MOLTENi NET WORKS @ MEME
blog: molteninetworks.tumblr.com -"url not working"?
Maria Molteni grew up in Nashville, TN, a perochial-school misfit in the bible belt, where Protestants & Catholics settle their differences on the field or court. Aware of her mother’s childhood dismissal from tryouts on account of being “too skinny”, Maria felt fortunate to spend ten years swallowed by team jerseys bearing Air Jordan’s lucky number 23. When asked of future plans, she swore to become an “Art and Basketball Star”. Her neighbors who knew of her love for the game expressed their support, offering one of their own MOLTEN -the official olympic brand- basketballs with a bold “i” painted on the end.
Upon receiving a BFA from Boston University in 2006, these formative experiences became a source of new inspiration. This anecdote recounting an altered MOLTEN ball illustrates the processes and concepts imbedded in what has become an art-informed-by-athletic practice. Maria is interested in Art as an act of gift giving, reassessment of authorship via appropriation, social spectacle, & expression of support/protest by way of DIY or graffiti techniques.
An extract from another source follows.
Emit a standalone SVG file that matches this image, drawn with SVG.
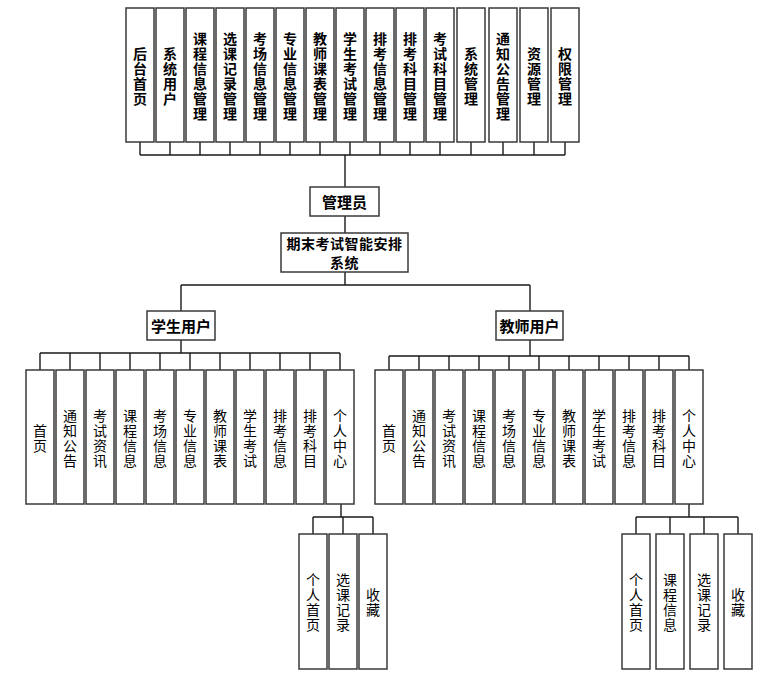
<svg xmlns="http://www.w3.org/2000/svg" width="769" height="680" viewBox="0 0 769 680">
<style>
.box{fill:#fff;stroke:#3a3a3a;stroke-width:1.5}
.ln{fill:none;stroke:#1a1a1a;stroke-width:1.4}
text{font-family:"Noto Sans CJK SC","Noto Sans",sans-serif;fill:#000;text-anchor:middle;dominant-baseline:central}
.t{font-size:14px;font-weight:bold}
.b{font-size:14px}
.h{font-size:15px;font-weight:bold}
.s{font-size:14px;font-weight:bold;letter-spacing:0.5px}
</style>
<rect width="769" height="680" fill="#fff"/>
<g id="connectors">
<path class="ln" d="M140 142V155M170 142V155M200 142V155M230 142V155M260 142V155M290 142V155M320 142V155M350 142V155M380 142V155M410 142V155M440 142V155M471 142V155M503 142V155M534 142V155M565 142V155M140 155H565M345 155V187M345 216V233M345 272V285M181 285H530M181 285V311M530 285V311"/>
<path class="ln" d="M181 340V353M40 353H340M40 353V370M70 353V370M100 353V370M130 353V370M160 353V370M190 353V370M220 353V370M250 353V370M280 353V370M310 353V370M340 353V370"/>
<path class="ln" d="M530 340V356M389 356H689M389 356V370M419 356V370M449 356V370M479 356V370M509 356V370M539 356V370M569 356V370M599 356V370M629 356V370M659 356V370M689 356V370"/>
<path class="ln" d="M341 504V517M313 517H373M313 517V534M343 517V534M373 517V534"/>
<path class="ln" d="M689 504V517M636 517H738M636 517V534M670 517V534M704 517V534M738 517V534"/>
</g>
<g id="admin-modules">
<g id="a1"><rect class="box" x="126" y="8" width="28" height="134"/><text class="t"><tspan x="140" y="52.5">后</tspan><tspan x="140" y="67.5">台</tspan><tspan x="140" y="82.5">首</tspan><tspan x="140" y="97.5">页</tspan></text></g>
<g id="a2"><rect class="box" x="156" y="8" width="28" height="134"/><text class="t"><tspan x="170" y="52.5">系</tspan><tspan x="170" y="67.5">统</tspan><tspan x="170" y="82.5">用</tspan><tspan x="170" y="97.5">户</tspan></text></g>
<g id="a3"><rect class="box" x="186" y="8" width="28" height="134"/><text class="t"><tspan x="200" y="37.5">课</tspan><tspan x="200" y="52.5">程</tspan><tspan x="200" y="67.5">信</tspan><tspan x="200" y="82.5">息</tspan><tspan x="200" y="97.5">管</tspan><tspan x="200" y="112.5">理</tspan></text></g>
<g id="a4"><rect class="box" x="216" y="8" width="28" height="134"/><text class="t"><tspan x="230" y="37.5">选</tspan><tspan x="230" y="52.5">课</tspan><tspan x="230" y="67.5">记</tspan><tspan x="230" y="82.5">录</tspan><tspan x="230" y="97.5">管</tspan><tspan x="230" y="112.5">理</tspan></text></g>
<g id="a5"><rect class="box" x="246" y="8" width="28" height="134"/><text class="t"><tspan x="260" y="37.5">考</tspan><tspan x="260" y="52.5">场</tspan><tspan x="260" y="67.5">信</tspan><tspan x="260" y="82.5">息</tspan><tspan x="260" y="97.5">管</tspan><tspan x="260" y="112.5">理</tspan></text></g>
<g id="a6"><rect class="box" x="276" y="8" width="28" height="134"/><text class="t"><tspan x="290" y="37.5">专</tspan><tspan x="290" y="52.5">业</tspan><tspan x="290" y="67.5">信</tspan><tspan x="290" y="82.5">息</tspan><tspan x="290" y="97.5">管</tspan><tspan x="290" y="112.5">理</tspan></text></g>
<g id="a7"><rect class="box" x="306" y="8" width="28" height="134"/><text class="t"><tspan x="320" y="37.5">教</tspan><tspan x="320" y="52.5">师</tspan><tspan x="320" y="67.5">课</tspan><tspan x="320" y="82.5">表</tspan><tspan x="320" y="97.5">管</tspan><tspan x="320" y="112.5">理</tspan></text></g>
<g id="a8"><rect class="box" x="336" y="8" width="28" height="134"/><text class="t"><tspan x="350" y="37.5">学</tspan><tspan x="350" y="52.5">生</tspan><tspan x="350" y="67.5">考</tspan><tspan x="350" y="82.5">试</tspan><tspan x="350" y="97.5">管</tspan><tspan x="350" y="112.5">理</tspan></text></g>
<g id="a9"><rect class="box" x="366" y="8" width="28" height="134"/><text class="t"><tspan x="380" y="37.5">排</tspan><tspan x="380" y="52.5">考</tspan><tspan x="380" y="67.5">信</tspan><tspan x="380" y="82.5">息</tspan><tspan x="380" y="97.5">管</tspan><tspan x="380" y="112.5">理</tspan></text></g>
<g id="a10"><rect class="box" x="396" y="8" width="28" height="134"/><text class="t"><tspan x="410" y="37.5">排</tspan><tspan x="410" y="52.5">考</tspan><tspan x="410" y="67.5">科</tspan><tspan x="410" y="82.5">目</tspan><tspan x="410" y="97.5">管</tspan><tspan x="410" y="112.5">理</tspan></text></g>
<g id="a11"><rect class="box" x="426" y="8" width="28" height="134"/><text class="t"><tspan x="440" y="37.5">考</tspan><tspan x="440" y="52.5">试</tspan><tspan x="440" y="67.5">科</tspan><tspan x="440" y="82.5">目</tspan><tspan x="440" y="97.5">管</tspan><tspan x="440" y="112.5">理</tspan></text></g>
<g id="a12"><rect class="box" x="457" y="8" width="28" height="134"/><text class="t"><tspan x="471" y="52.5">系</tspan><tspan x="471" y="67.5">统</tspan><tspan x="471" y="82.5">管</tspan><tspan x="471" y="97.5">理</tspan></text></g>
<g id="a13"><rect class="box" x="489" y="8" width="28" height="134"/><text class="t"><tspan x="503" y="37.5">通</tspan><tspan x="503" y="52.5">知</tspan><tspan x="503" y="67.5">公</tspan><tspan x="503" y="82.5">告</tspan><tspan x="503" y="97.5">管</tspan><tspan x="503" y="112.5">理</tspan></text></g>
<g id="a14"><rect class="box" x="520" y="8" width="28" height="134"/><text class="t"><tspan x="534" y="52.5">资</tspan><tspan x="534" y="67.5">源</tspan><tspan x="534" y="82.5">管</tspan><tspan x="534" y="97.5">理</tspan></text></g>
<g id="a15"><rect class="box" x="551" y="8" width="28" height="134"/><text class="t"><tspan x="565" y="52.5">权</tspan><tspan x="565" y="67.5">限</tspan><tspan x="565" y="82.5">管</tspan><tspan x="565" y="97.5">理</tspan></text></g>
</g>
<g id="admin"><rect class="box" x="310" y="187" width="69" height="29"/><text class="h" x="344.5" y="201.5">管理员</text></g>
<g id="system"><rect class="box" x="281" y="233" width="127" height="39"/><text class="s" x="344.5" y="242.5">期末考试智能安排</text><text class="s" x="344.5" y="262">系统</text></g>
<g id="student"><rect class="box" x="147" y="311" width="68" height="29"/><text class="h" x="181" y="325.5">学生用户</text></g>
<g id="teacher"><rect class="box" x="496" y="311" width="67" height="29"/><text class="h" x="529.5" y="325.5">教师用户</text></g>
<g id="student-modules">
<g id="s1"><rect class="box" x="26" y="370" width="28" height="134"/><text class="b"><tspan x="40" y="429.5">首</tspan><tspan x="40" y="444.5">页</tspan></text></g>
<g id="s2"><rect class="box" x="56" y="370" width="28" height="134"/><text class="b"><tspan x="70" y="414.5">通</tspan><tspan x="70" y="429.5">知</tspan><tspan x="70" y="444.5">公</tspan><tspan x="70" y="459.5">告</tspan></text></g>
<g id="s3"><rect class="box" x="86" y="370" width="28" height="134"/><text class="b"><tspan x="100" y="414.5">考</tspan><tspan x="100" y="429.5">试</tspan><tspan x="100" y="444.5">资</tspan><tspan x="100" y="459.5">讯</tspan></text></g>
<g id="s4"><rect class="box" x="116" y="370" width="28" height="134"/><text class="b"><tspan x="130" y="414.5">课</tspan><tspan x="130" y="429.5">程</tspan><tspan x="130" y="444.5">信</tspan><tspan x="130" y="459.5">息</tspan></text></g>
<g id="s5"><rect class="box" x="146" y="370" width="28" height="134"/><text class="b"><tspan x="160" y="414.5">考</tspan><tspan x="160" y="429.5">场</tspan><tspan x="160" y="444.5">信</tspan><tspan x="160" y="459.5">息</tspan></text></g>
<g id="s6"><rect class="box" x="176" y="370" width="28" height="134"/><text class="b"><tspan x="190" y="414.5">专</tspan><tspan x="190" y="429.5">业</tspan><tspan x="190" y="444.5">信</tspan><tspan x="190" y="459.5">息</tspan></text></g>
<g id="s7"><rect class="box" x="206" y="370" width="28" height="134"/><text class="b"><tspan x="220" y="414.5">教</tspan><tspan x="220" y="429.5">师</tspan><tspan x="220" y="444.5">课</tspan><tspan x="220" y="459.5">表</tspan></text></g>
<g id="s8"><rect class="box" x="236" y="370" width="28" height="134"/><text class="b"><tspan x="250" y="414.5">学</tspan><tspan x="250" y="429.5">生</tspan><tspan x="250" y="444.5">考</tspan><tspan x="250" y="459.5">试</tspan></text></g>
<g id="s9"><rect class="box" x="266" y="370" width="28" height="134"/><text class="b"><tspan x="280" y="414.5">排</tspan><tspan x="280" y="429.5">考</tspan><tspan x="280" y="444.5">信</tspan><tspan x="280" y="459.5">息</tspan></text></g>
<g id="s10"><rect class="box" x="296" y="370" width="28" height="134"/><text class="b"><tspan x="310" y="414.5">排</tspan><tspan x="310" y="429.5">考</tspan><tspan x="310" y="444.5">科</tspan><tspan x="310" y="459.5">目</tspan></text></g>
<g id="s11"><rect class="box" x="326" y="370" width="28" height="134"/><text class="b"><tspan x="340" y="414.5">个</tspan><tspan x="340" y="429.5">人</tspan><tspan x="340" y="444.5">中</tspan><tspan x="340" y="459.5">心</tspan></text></g>
</g>
<g id="teacher-modules">
<g id="t1"><rect class="box" x="375" y="370" width="28" height="134"/><text class="b"><tspan x="389" y="429.5">首</tspan><tspan x="389" y="444.5">页</tspan></text></g>
<g id="t2"><rect class="box" x="405" y="370" width="28" height="134"/><text class="b"><tspan x="419" y="414.5">通</tspan><tspan x="419" y="429.5">知</tspan><tspan x="419" y="444.5">公</tspan><tspan x="419" y="459.5">告</tspan></text></g>
<g id="t3"><rect class="box" x="435" y="370" width="28" height="134"/><text class="b"><tspan x="449" y="414.5">考</tspan><tspan x="449" y="429.5">试</tspan><tspan x="449" y="444.5">资</tspan><tspan x="449" y="459.5">讯</tspan></text></g>
<g id="t4"><rect class="box" x="465" y="370" width="28" height="134"/><text class="b"><tspan x="479" y="414.5">课</tspan><tspan x="479" y="429.5">程</tspan><tspan x="479" y="444.5">信</tspan><tspan x="479" y="459.5">息</tspan></text></g>
<g id="t5"><rect class="box" x="495" y="370" width="28" height="134"/><text class="b"><tspan x="509" y="414.5">考</tspan><tspan x="509" y="429.5">场</tspan><tspan x="509" y="444.5">信</tspan><tspan x="509" y="459.5">息</tspan></text></g>
<g id="t6"><rect class="box" x="525" y="370" width="28" height="134"/><text class="b"><tspan x="539" y="414.5">专</tspan><tspan x="539" y="429.5">业</tspan><tspan x="539" y="444.5">信</tspan><tspan x="539" y="459.5">息</tspan></text></g>
<g id="t7"><rect class="box" x="555" y="370" width="28" height="134"/><text class="b"><tspan x="569" y="414.5">教</tspan><tspan x="569" y="429.5">师</tspan><tspan x="569" y="444.5">课</tspan><tspan x="569" y="459.5">表</tspan></text></g>
<g id="t8"><rect class="box" x="585" y="370" width="28" height="134"/><text class="b"><tspan x="599" y="414.5">学</tspan><tspan x="599" y="429.5">生</tspan><tspan x="599" y="444.5">考</tspan><tspan x="599" y="459.5">试</tspan></text></g>
<g id="t9"><rect class="box" x="615" y="370" width="28" height="134"/><text class="b"><tspan x="629" y="414.5">排</tspan><tspan x="629" y="429.5">考</tspan><tspan x="629" y="444.5">信</tspan><tspan x="629" y="459.5">息</tspan></text></g>
<g id="t10"><rect class="box" x="645" y="370" width="28" height="134"/><text class="b"><tspan x="659" y="414.5">排</tspan><tspan x="659" y="429.5">考</tspan><tspan x="659" y="444.5">科</tspan><tspan x="659" y="459.5">目</tspan></text></g>
<g id="t11"><rect class="box" x="675" y="370" width="28" height="134"/><text class="b"><tspan x="689" y="414.5">个</tspan><tspan x="689" y="429.5">人</tspan><tspan x="689" y="444.5">中</tspan><tspan x="689" y="459.5">心</tspan></text></g>
</g>
<g id="student-center">
<g id="sc1"><rect class="box" x="299" y="534" width="28" height="135"/><text class="b"><tspan x="313" y="579">个</tspan><tspan x="313" y="594">人</tspan><tspan x="313" y="609">首</tspan><tspan x="313" y="624">页</tspan></text></g>
<g id="sc2"><rect class="box" x="329" y="534" width="28" height="135"/><text class="b"><tspan x="343" y="579">选</tspan><tspan x="343" y="594">课</tspan><tspan x="343" y="609">记</tspan><tspan x="343" y="624">录</tspan></text></g>
<g id="sc3"><rect class="box" x="359" y="534" width="28" height="135"/><text class="b"><tspan x="373" y="594">收</tspan><tspan x="373" y="609">藏</tspan></text></g>
</g>
<g id="teacher-center">
<g id="tc1"><rect class="box" x="622" y="534" width="28" height="135"/><text class="b"><tspan x="636" y="579">个</tspan><tspan x="636" y="594">人</tspan><tspan x="636" y="609">首</tspan><tspan x="636" y="624">页</tspan></text></g>
<g id="tc2"><rect class="box" x="656" y="534" width="28" height="135"/><text class="b"><tspan x="670" y="579">课</tspan><tspan x="670" y="594">程</tspan><tspan x="670" y="609">信</tspan><tspan x="670" y="624">息</tspan></text></g>
<g id="tc3"><rect class="box" x="690" y="534" width="28" height="135"/><text class="b"><tspan x="704" y="579">选</tspan><tspan x="704" y="594">课</tspan><tspan x="704" y="609">记</tspan><tspan x="704" y="624">录</tspan></text></g>
<g id="tc4"><rect class="box" x="724" y="534" width="28" height="135"/><text class="b"><tspan x="738" y="594">收</tspan><tspan x="738" y="609">藏</tspan></text></g>
</g>
</svg>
MOLTENi NET WORKS function simply. Participants will hand-crochet basketball nets to be installed on hoops where such are missing or damaged. I've created a blog & google map to keep track of spaces where nets have been installed or have yet to be. Interested contributers may follow the progress of the project, reporting sightings and requests for nets in their own neighborhoods. Efforts have begun locally, with hoops near my Allston, MA apartment, but may contribute to additional projects such as artist Kevin Clancy's "Portable Utopia" in Johannesburg. I hope to engage other creative enthusiasts collaborating via skill shares to fabricate nets and exchange new design ideas.
Familiar with the many ways nets benefit the game, both functionally and beyond, this project is inspired by my own basketball experience and the love for sinking a "nothin' but net". As an artist I am interested in a mapping process that creates a network between communities and utilizes abandoned space as a venue. I'm also motivated by a DIY form of slow production that will restore dignity to such preloved neighborhood totems. I hope that installing a functional while quality, hand-crafted product on an industrial rim will foster creativity, encourage the questioning of standard measurement or design, & create a bond of trust between artists, athletes, & neighbors.